Posted on August 3, 2020 at 8:32 pm

The American Bar Association’s magazine has an article about “documentaries that swayed criminal cases.” Documentaries can be a very effective form of journalism, advocacy, or both. One example in the article is Joe Berlinger’s Paradise Lost Trilogy, three films over a period of fifteen years about three teenage boys accused of the May 1993 murders and sexual mutilation of three prepubescent boys. Because the accused boys listened to heavy metal music and had been in trouble for various petty offenses, the prosecution alleged that they killed the young boys as a part of a Satanic ritual. The filmmakers originally assumed that the boys were guilty. One of them confessed. But as they talked to the families of the murdered boys and reviewed the evidence, they concluded that they were not guilty. The documentaries, the attention brought to the case by celebrities including some rock musicians, and the review of DNA evidence that showed no connection between the boys and the murder, led to their being released from prison, though not a full exoneration.

The article also discusses Surviving R. Kelly, which gave women who had been sexually abused by the singer the opportunity to tell their stories. “Days after the premiere, Georgia and Illinois opened criminal investigations and encouraged more victims to come forward. By the next month, Kelly had lost his record deal and been charged by the Cook County state’s attorney in Chicago with sex abuse. In July 2019, he got hit with federal sex abuse charges as well. At press time, he sits in a Chicago jail awaiting trial.” He had managed to avoid responsibility in an earlier trial. The evidence in the documentary provided a path to holding him accountable.

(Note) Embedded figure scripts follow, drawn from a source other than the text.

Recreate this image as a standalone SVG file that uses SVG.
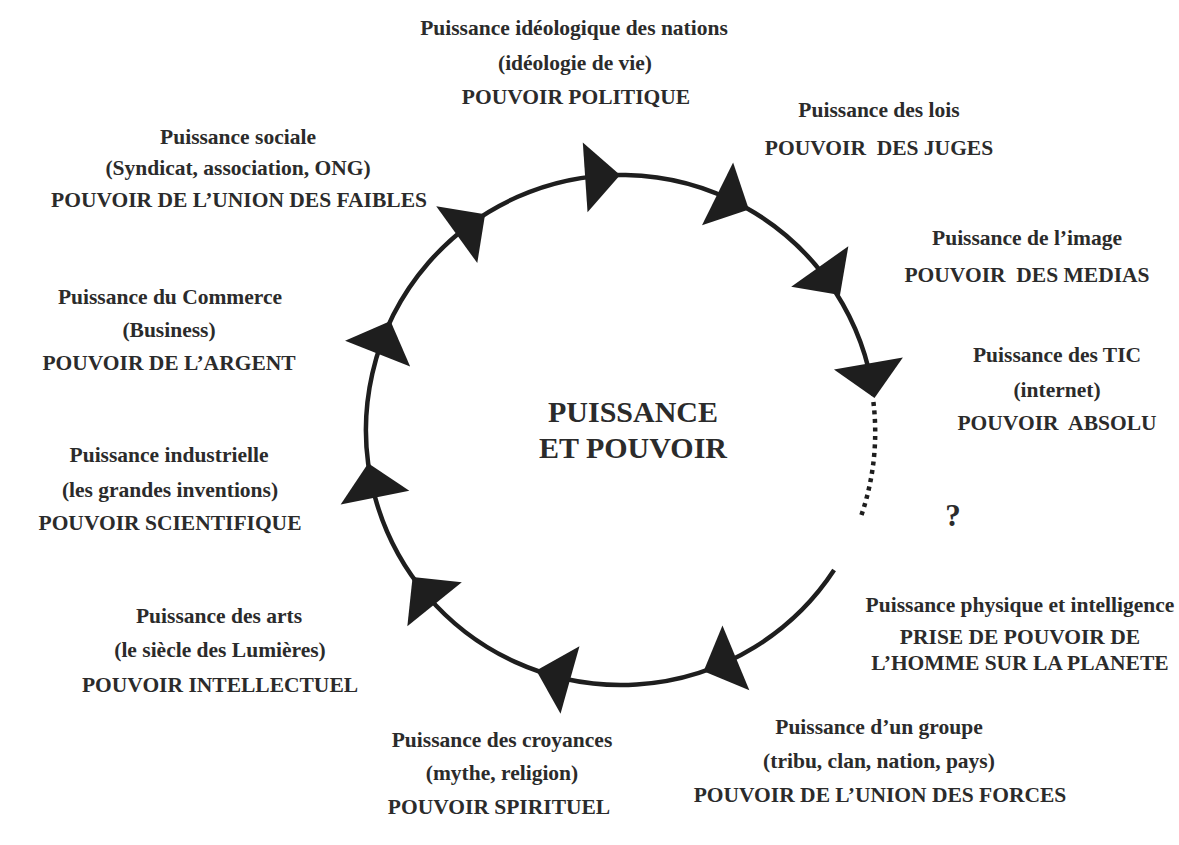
<svg xmlns="http://www.w3.org/2000/svg" xmlns:xlink="http://www.w3.org/1999/xlink" width="1179" height="845" viewBox="0 0 1179 845">
<style>
.t{font-family:"Liberation Serif","Times New Roman",serif;font-weight:bold;font-size:21.5px;fill:#2b2b2b;text-anchor:middle}
.c{font-family:"Liberation Serif","Times New Roman",serif;font-weight:bold;font-size:30px;fill:#2b2b2b;text-anchor:middle}
.q{font-family:"Liberation Serif","Times New Roman",serif;font-weight:bold;font-size:31px;fill:#2b2b2b;text-anchor:middle}
.arc{fill:none;stroke:#1e1e1e;stroke-width:4.5}
.dot{fill:none;stroke:#1e1e1e;stroke-width:4.5;stroke-dasharray:4 4.5}
.ah{fill:#1e1e1e}
</style>
<defs>
<path id="ah" class="ah" d="M0 0 L-35 -35 L-35 35 Z"/>
</defs>
<rect width="1179" height="845" fill="#ffffff"/>
<g id="connectors">
<path class="arc" d="M834.1 570 A255 255 0 1 1 873.7 395.8"/>
<path class="dot" d="M873.4 402 A255 255 0 0 1 859.9 519.3"/>
<use xlink:href="#ah" transform="translate(703.6 671.3) rotate(157.4)"/>
<use xlink:href="#ah" transform="translate(536.3 670.5) rotate(195.7)"/>
<use xlink:href="#ah" transform="translate(412.6 577) rotate(231.1)"/>
<use xlink:href="#ah" transform="translate(368.2 463.3) rotate(258.8)"/>
<use xlink:href="#ah" transform="translate(390.5 321) rotate(291.6)"/>
<use xlink:href="#ah" transform="translate(485.1 214.2) rotate(324.1)"/>
<use xlink:href="#ah" transform="translate(620.1 175) rotate(356.1)"/>
<use xlink:href="#ah" transform="translate(748.9 209.4) rotate(26.4)"/>
<use xlink:href="#ah" transform="translate(840 295) rotate(54.7)"/>
<use xlink:href="#ah" transform="translate(874.5 398) rotate(80)"/>
</g>
<g id="center">
<text class="c" x="633" y="422">PUISSANCE</text>
<text class="c" x="633" y="458">ET POUVOIR</text>
</g>
<g id="ideologique">
<text class="t" x="574" y="35">Puissance idéologique des nations</text>
<text class="t" x="575" y="70">(idéologie de vie)</text>
<text class="t" x="576" y="104">POUVOIR POLITIQUE</text>
</g>
<g id="lois">
<text class="t" x="879" y="117">Puissance des lois</text>
<text class="t" x="879" y="155" xml:space="preserve">POUVOIR  DES JUGES</text>
</g>
<g id="image">
<text class="t" x="1027" y="245">Puissance de l’image</text>
<text class="t" x="1027" y="282" xml:space="preserve">POUVOIR  DES MEDIAS</text>
</g>
<g id="tic">
<text class="t" x="1057" y="362">Puissance des TIC</text>
<text class="t" x="1057" y="397">(internet)</text>
<text class="t" x="1057" y="430" xml:space="preserve">POUVOIR  ABSOLU</text>
</g>
<g id="question">
<text class="q" x="953" y="526">?</text>
</g>
<g id="physique">
<text class="t" x="1020" y="612">Puissance physique et intelligence</text>
<text class="t" x="1020" y="644">PRISE DE POUVOIR DE</text>
<text class="t" x="1020" y="670">L’HOMME SUR LA PLANETE</text>
</g>
<g id="groupe">
<text class="t" x="879" y="734">Puissance d’un groupe</text>
<text class="t" x="879" y="768">(tribu, clan, nation, pays)</text>
<text class="t" x="880" y="802">POUVOIR DE L’UNION DES FORCES</text>
</g>
<g id="croyances">
<text class="t" x="502" y="747">Puissance des croyances</text>
<text class="t" x="502" y="780">(mythe, religion)</text>
<text class="t" x="499" y="814">POUVOIR SPIRITUEL</text>
</g>
<g id="arts">
<text class="t" x="219" y="623">Puissance des arts</text>
<text class="t" x="220" y="657">(le siècle des Lumières)</text>
<text class="t" x="220" y="692">POUVOIR INTELLECTUEL</text>
</g>
<g id="industrielle">
<text class="t" x="169" y="462">Puissance industrielle</text>
<text class="t" x="170" y="497">(les grandes inventions)</text>
<text class="t" x="170" y="530">POUVOIR SCIENTIFIQUE</text>
</g>
<g id="commerce">
<text class="t" x="170" y="304">Puissance du Commerce</text>
<text class="t" x="169" y="337">(Business)</text>
<text class="t" x="169" y="370">POUVOIR DE L’ARGENT</text>
</g>
<g id="sociale">
<text class="t" x="238" y="144">Puissance sociale</text>
<text class="t" x="238" y="175">(Syndicat, association, ONG)</text>
<text class="t" x="239" y="207">POUVOIR DE L’UNION DES FAIBLES</text>
</g>
</svg>
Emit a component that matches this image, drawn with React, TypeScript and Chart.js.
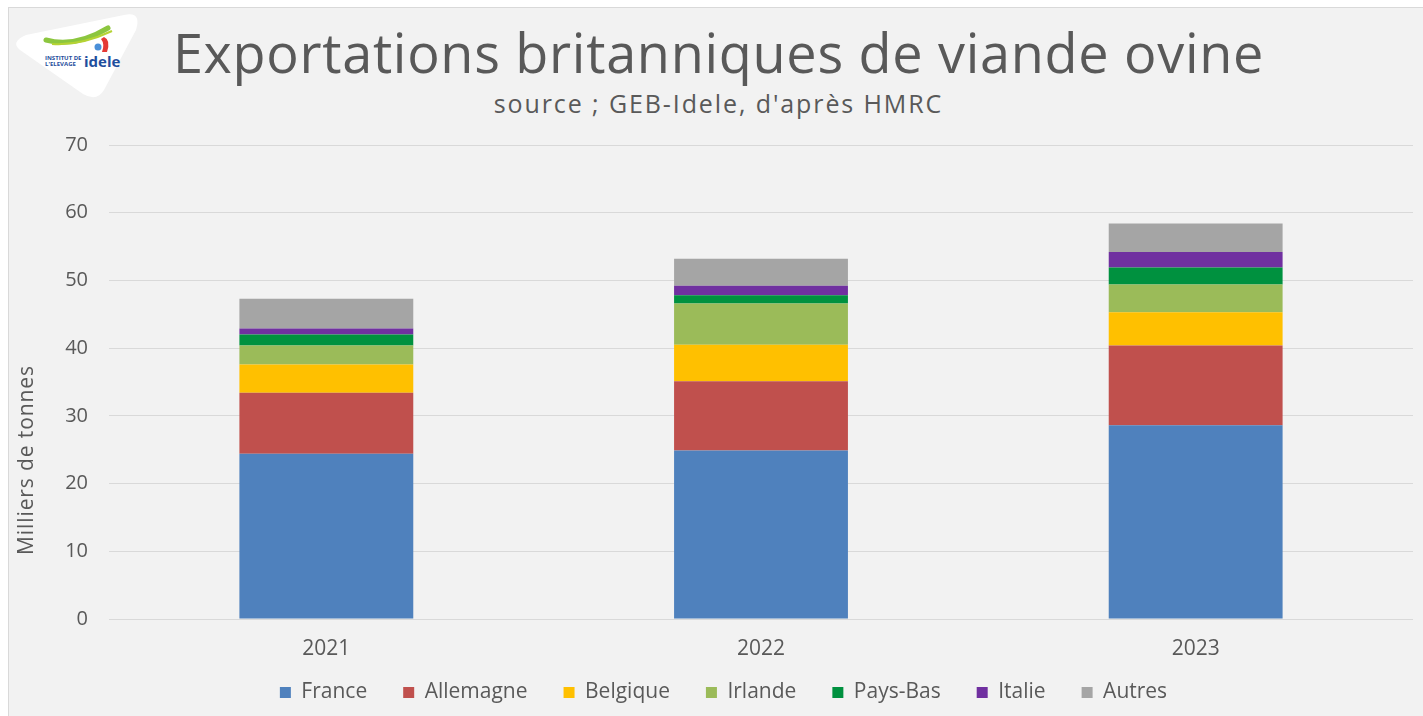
import React, { useEffect, useRef } from "react";
import { Chart, registerables } from "chart.js";

Chart.register(...registerables);

const years = ["2021", "2022", "2023"];
const france = [24.4, 24.9, 28.6];
const allemagne = [9.0, 10.2, 11.8];
const belgique = [4.2, 5.4, 4.9];
const irlande = [2.8, 6.1, 4.1];
const paysBas = [1.6, 1.2, 2.5];
const italie = [0.9, 1.4, 2.3];
const autres = [4.4, 4.0, 4.2];

const seriesNames = ["France", "Allemagne", "Belgique", "Irlande", "Pays-Bas", "Italie", "Autres"];
const seriesValues = [france, allemagne, belgique, irlande, paysBas, italie, autres];
const seriesColors = ["#4f81bd", "#c0504d", "#ffc000", "#9bbb59", "#00913f", "#7030a0", "#a5a5a5"];

const yMin = 0;
const yMax = 70;
const yStep = 10;

const titleText = "Exportations britanniques de viande ovine";
const subtitleText = "source ; GEB-Idele, d'après HMRC";
const yAxisTitle = "Milliers de tonnes";

const FONT = "'Open Sans', 'DejaVu Sans', sans-serif";
const TEXT_COLOR = "#595959";

const yTitlePlugin = {
  id: "yTitlePlugin",
  afterDraw(chart: any) {
    const ctx = chart.ctx;
    ctx.save();
    ctx.translate(27, 460);
    ctx.rotate(-Math.PI / 2);
    ctx.font = "21px " + FONT;
    (ctx as any).letterSpacing = "0.9px";
    ctx.fillStyle = TEXT_COLOR;
    ctx.textAlign = "center";
    ctx.textBaseline = "middle";
    ctx.fillText(yAxisTitle, 0, 0);
    ctx.restore();
  },
};

export default function App() {
  const canvasRef = useRef<HTMLCanvasElement | null>(null);

  useEffect(() => {
    document.body.style.margin = "0";
    const canvas = canvasRef.current;
    if (!canvas) return;
    const chart = new Chart(canvas, {
      type: "bar",
      data: {
        labels: years,
        datasets: seriesNames.map((name, i) => ({
          label: name,
          data: seriesValues[i],
          backgroundColor: seriesColors[i],
          borderWidth: 0,
          barPercentage: 0.4,
          categoryPercentage: 1,
        })),
      },
      options: {
        animation: false,
        responsive: false,
        maintainAspectRatio: false,
        layout: { padding: { left: 34, right: 10, top: 145, bottom: 3 } },
        plugins: {
          title: { display: false },
          tooltip: { enabled: false },
          legend: {
            position: "bottom",
            labels: {
              boxWidth: 11,
              boxHeight: 11,
              padding: 36,
              color: TEXT_COLOR,
              font: { family: FONT, size: 21 },
            },
          },
        },
        scales: {
          x: {
            stacked: true,
            grid: { display: false, drawTicks: false },
            border: { display: false },
            ticks: { color: TEXT_COLOR, font: { family: FONT, size: 21 }, padding: 17, autoSkip: false, maxRotation: 0 },
            afterFit: (s: any) => {
              s.height = 27;
              s._computeLabelArea = () => undefined;
            },
          },
          y: {
            stacked: true,
            min: yMin,
            max: yMax,
            ticks: { stepSize: yStep, color: TEXT_COLOR, font: { family: FONT, size: 20 }, padding: 21 },
            grid: { color: "#d9d9d9", lineWidth: 1, drawTicks: false },
            border: { display: false },
            afterFit: (s: any) => {
              s.width = 75;
            },
          },
        },
      },
      plugins: [yTitlePlugin],
    });
    return () => chart.destroy();
  }, []);

  return (
    <div style={{ position: "fixed", left: 0, top: 0, width: 1423, height: 716, background: "#ffffff", overflow: "hidden" }}>
      <div
        style={{
          position: "absolute",
          left: 8,
          top: 7,
          width: 1430,
          height: 720,
          background: "#f2f2f2",
          borderLeft: "1px solid #d9d9d9",
          borderTop: "1px solid #d9d9d9",
        }}
      />
      <svg style={{ position: "absolute", left: 0, top: 0 }} width={150} height={110}>
        <path
          d="M 20 50 Q 10 42 26 35 L 124 15 Q 142 11 136 30 L 104 90 Q 97 102 83 94 Z"
          fill="#ffffff"
        />
        <path d="M 46 40 Q 75 48 108 28" stroke="#8cc63f" strokeWidth={5} fill="none" strokeLinecap="round" />
        <path d="M 52 44 Q 80 46 112 31" stroke="#b5d334" strokeWidth={2} fill="none" />
        <path d="M 104 37 Q 111 40 107 52 L 102 52 Q 105 44 101 39 Z" fill="#e53935" />
        <circle cx={98} cy={47} r={3.5} fill="#4a90d9" />
        <text x={45} y={60} fontSize={6} fontWeight={700} fill="#1f4e9d" fontFamily={FONT}>INSTITUT DE</text>
        <text x={45} y={66} fontSize={6} fontWeight={700} fill="#1f4e9d" fontFamily={FONT}>L'ELEVAGE</text>
        <text x={84} y={67} fontSize={15} fontWeight={700} fill="#1f4e9d" fontFamily={FONT}>idele</text>
      </svg>
      <div
        style={{
          position: "absolute",
          left: 0,
          top: 25,
          width: 1437,
          textAlign: "center",
          fontFamily: FONT,
          fontSize: 54,
          letterSpacing: 0.7,
          lineHeight: 1,
          color: TEXT_COLOR,
          whiteSpace: "nowrap",
        }}
      >
        {titleText}
      </div>
      <div
        style={{
          position: "absolute",
          left: 0,
          top: 91,
          width: 1437,
          textAlign: "center",
          fontFamily: FONT,
          fontSize: 25,
          letterSpacing: 1.9,
          lineHeight: 1,
          color: TEXT_COLOR,
          whiteSpace: "nowrap",
        }}
      >
        {subtitleText}
      </div>
      <canvas ref={canvasRef} width={1423} height={716} style={{ position: "absolute", left: 0, top: 0 }} />
    </div>
  );
}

Other documentaries mentioned include The Central Park Five, Making a Murderer, The Staircase, and documentary podcasts In the Dark and Serial.

The “documentary” footage taken by amateur observers has had an enormous impact recently, in tragedies like the death of George Floyd and in angry disputes over racist comments and wearing masks. Footage like that will certainly have an increasing impact on criminal and civil cases.